* Start RECORD LIST *
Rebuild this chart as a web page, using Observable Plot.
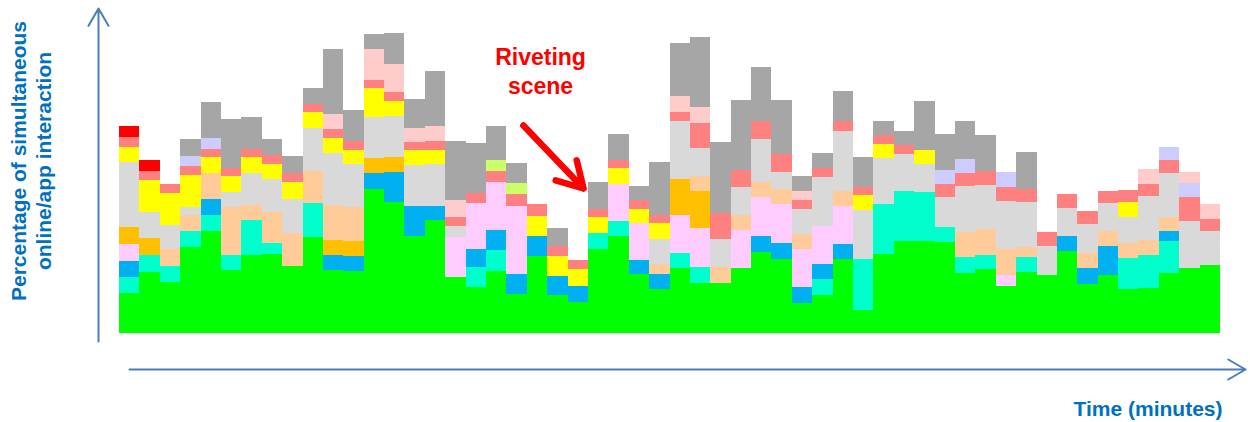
<!DOCTYPE html>
<html>
<head>
<meta charset="utf-8">
<script src="https://cdn.jsdelivr.net/npm/d3@7"></script>
<script src="https://cdn.jsdelivr.net/npm/@observablehq/plot@0.6"></script>
<style>
  html, body { margin: 0; padding: 0; background: #fff; }
  #chart { width: 1250px; height: 422px; }
</style>
</head>
<body>
<div id="chart"></div>
<script>
// Share of viewers interacting online/in an app, minute by minute (percent),
// split by activity. Series are listed bottom-to-top of the stack.
const green     = [8.1,12.3,10.3,17.3,20.5,12.6,15.7,15.9,13.5,19.2, 12.7,12.5,28.9,26.3,19.5,22.6,11.3,9.3,12.5,7.9, 15.4,7.6,6.2,16.9,19.5,11.8,8.9,13,10.1,10.1, 13.1,16.3,14.9,6.1,7.7,14.8,4.6,15.9,18.5,18.5, 18.3,12.1,12.9,9.5,12.3,11.7,16.5,9.9,11.6,8.8, 9.1,12.1,13.1,13.7];
const aqua      = [3.2,3.3,3.2,3.2,3.2,3.1,6.9,2.2,0,6.9, 0,0,0,0,0,0,0,3.9,4.1,0, 0,0,0,3.1,2.9,0,0,3,3.1,0, 0,0,0,0,3.1,0,10.3,9.9,9.9,9.7, 2.9,3.1,2.8,0,2.9,0,0,0,0,6.3, 6.5,6.4,0,0];
const blue      = [3.2,0,0,0,3.2,0,0,0,0,0, 2.9,3,3.1,5.9,5.9,2.9,0,3.6,4,3.9, 4.1,3.9,3.3,0,0,2.9,2.9,0,0,0, 0,3.2,3.2,3.1,3,3.1,0,0,0,0, 0,0,0,0,0,0,3,3.1,5.9,0, 0,1.9,0,0];
const pink      = [3.3,0,0,0,0,0,0,0,0,0, 0,0,0,0,0,0,7.9,9.2,9.7,13.7, 0,0,0,0,7.5,7.3,0,7.6,7.8,0, 7.5,7.8,7.7,7.6,7.6,7.6,0,0,0,0, 0,0,0,2.1,0,0,0,0,0,0, 0,0,0,0];
const orange    = [3.5,3.5,0,0,0,0,0,0,0,0, 3.1,3,3,3.1,0,0,0,0,0,0, 0,0,0,0,0,0,0,7.3,7.4,0, 0,0,0,0,0,0,0,0,0,0, 0,0,0,0,0,0,0,0,0,0, 0,0,0,0];
const peach     = [0,0,3.3,3.1,5.2,9.5,3,6.2,6.5,6.3, 6.9,6.8,0,0,0,0,0,0,0,0, 0,0,0,0,0,0,2,0,3.1,3.1, 3.1,3,3.1,3.1,0,2.9,0,0,0,0, 0,5.1,5.1,5.3,2,0,0,3.1,3,2.9, 3.1,2.9,0,0];
const lightGray = [12.9,5.1,4.9,1.7,0,3.1,6.5,6.5,6.9,8.7, 10.5,8.5,8.3,8.2,8.3,8.3,2.3,0,0,0, 0,0,0,0,0,0,5.1,11.6,5.5,5.7, 5.5,8.6,3.3,5,9.9,12.1,9.7,9.3,7.5,5.7, 6.1,9.1,8.9,9.5,9,5.7,5.6,5.7,5.5,5.3, 8.7,8.7,9.3,6.8];
const yellow    = [3.1,6.4,6.3,6.3,3.1,3.1,3.1,3.1,3.3,3.1, 3,2.9,5.7,3,2.9,2.9,0,0,0,0, 4,3.9,3.3,3.2,3.1,2.9,3.1,0,0,0, 0,0,0,0,0,0,3,2.8,0,2.7, 0,0,0,0,0,0,0,0,0,2.9, 0,0,0,0];
const salmon    = [1.9,1.9,1.8,1.8,1.7,1.7,1.7,1.7,1.9,1.7, 1.7,1.8,1.7,1.7,1.6,1.7,1.8,2,2.2,2.3, 2.3,2.1,1.8,1.7,1.7,1.7,1.7,1.7,5,5.1, 3.5,3.5,3.6,1.7,1.7,1.9,1.7,1.7,1.7,0, 2.6,2.7,2.7,2.9,2.7,2.8,2.8,2.7,2.5,2.5, 2.5,2.6,4.9,2.3];
const lime      = [0,0,0,0,0,0,0,0,0,0, 0,0,0,0,0,0,0,0,2.2,2.2, 0,0,0,0,0,0,0,0,0,0, 0,0,0,0,0,0,0,0,0,0, 0,0,0,0,0,0,0,0,0,0, 0,0,0,0];
const lavender  = [0,0,0,2.1,2.2,0,0,0,0,0, 0,0,0,0,0,0,0,0,0,0, 0,0,0,0,0,0,0,0,0,0, 0,0,0,0,0,0,0,0,0,0, 2.7,2.7,0,2.9,0,0,0,0,0,0, 0,2.7,2.8,0];
const lightPink = [0,0,0,0,0,0,0,0,0,0, 3.1,0,6.1,5.7,2.8,3,3.3,0,0,0, 0,0,0,0,0,0,0,3.2,3.2,0, 0,0,0,1.8,0,0,0,0,0,0, 0,0,0,0,0,0,0,0,0,0, 2.9,0,2.2,3];
const red       = [2.2,2.1,0,0,0,0,0,0,0,0, 0,0,0,0,0,0,0,0,0,0, 0,0,0,0,0,0,0,0,0,0, 0,0,0,0,0,0,0,0,0,0, 0,0,0,0,0,0,0,0,0,0, 0,0,0,0];
const gray      = [0,0,0,3.3,7.1,9.7,6.3,3.3,3.3,3.2, 12.9,6.1,3,6.1,5.9,11.1,11.9,10,6.7,4.1, 0,3.6,0,5.3,5.1,2.9,10.5,10.7,14.1,14.2, 13.9,10.9,10.9,3.1,3.1,6.1,6,2.9,2.9,9.8, 7.3,7.6,7.3,0,7.3,0,0,0,0,0, 0,0,0,0];

const seriesNames  = ["green","aqua","blue","pink","orange","peach","lightGray","yellow","salmon","lime","lavender","lightPink","red","gray"];
const seriesValues = [green, aqua, blue, pink, orange, peach, lightGray, yellow, salmon, lime, lavender, lightPink, red, gray];
const seriesColors = ["#00ff00","#00ffcc","#00b0f0","#ffccff","#ffc000","#ffcc99","#d9d9d9","#ffff00","#ff8080","#ccff66","#ccccff","#ffcccc","#ff0000","#a6a6a6"];

// Annotation: the minute the audience stopped interacting
const noteText = "Riveting\nscene";
const noteAt = {x: 20.65, y: 52.6};
const noteArrow = {x1: 19.81, y1: 41.6, x2: 22.76, y2: 29};

// Hand-drawn style axes (arrows, no ticks)
const axisArrows = [
  {x1: -1.03, y1: -1.6, x2: -1.03, y2: 65},
  {x1: 0.49, y1: -7.2, x2: 55.23, y2: -7.2}
];
const xTitle = "Time (minutes)";
const yTitle = "Percentage of simultaneous\nonline/app interaction";

const minuteCount = green.length;
const rows = [];
seriesNames.forEach((name, s) => {
  seriesValues[s].forEach((v, i) => {
    if (v > 0) rows.push({minute: i, next: i + 1, series: name, value: v});
  });
});

const font = "'Liberation Sans', Arial, Helvetica, sans-serif";
const titleBlue = "#0070c0";

const chart = Plot.plot({
  width: 1250,
  height: 422,
  marginLeft: 119,
  marginRight: 30,
  marginTop: 33,
  marginBottom: 89,
  style: {background: "#fff", fontFamily: font, overflow: "visible"},
  x: {domain: [0, minuteCount], axis: null},
  y: {domain: [0, 60], axis: null},
  color: {domain: seriesNames, range: seriesColors},
  marks: [
    Plot.rectY(rows, Plot.stackY({
      x1: "minute", x2: "next", y: "value", fill: "series", order: seriesNames,
      shapeRendering: "crispEdges"
    })),
    Plot.arrow(axisArrows, {
      x1: "x1", y1: "y1", x2: "x2", y2: "y2",
      stroke: "#4a7ebb", strokeWidth: 2, headLength: 15, headAngle: 60
    }),
    Plot.arrow([noteArrow], {
      x1: "x1", y1: "y1", x2: "x2", y2: "y2",
      stroke: "#ff0000", strokeWidth: 6.5, headLength: 7, headAngle: 60
    }),
    Plot.text([noteText], {
      x: () => noteAt.x, y: () => noteAt.y, text: d => d,
      fill: "#ff0000", fontSize: 23, fontWeight: "bold", fontFamily: font,
      textAnchor: "middle", lineAnchor: "middle", lineHeight: 1.26
    }),
    Plot.text([xTitle], {
      frameAnchor: "bottom-right", text: d => d, dx: 2, dy: 82,
      textAnchor: "end", lineAnchor: "bottom",
      fill: titleBlue, fontSize: 21, fontWeight: "bold", fontFamily: font
    }),
    Plot.text([yTitle], {
      frameAnchor: "left", text: d => d, rotate: -90, dx: -89.4, dy: -22.5,
      textAnchor: "middle", lineAnchor: "middle", lineHeight: 1.21,
      fill: titleBlue, fontSize: 21, fontWeight: "bold", fontFamily: font
    })
  ]
});

document.getElementById("chart").append(chart);
</script>
</body>
</html>
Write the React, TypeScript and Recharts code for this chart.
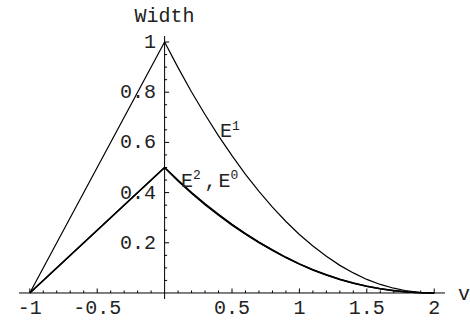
* End RECORD LIST *
DIRECTIVE →
All lines holding the word "chart" should be picked out and copied.

ANSWER TO THIS EXERCISE →
Rebuild this chart as a web page, using Observable Plot.
  #chart { width: 1250px; height: 422px; }
<div id="chart"></div>
const chart = Plot.plot({
document.getElementById("chart").append(chart);
Write the React, TypeScript and Recharts code for this chart.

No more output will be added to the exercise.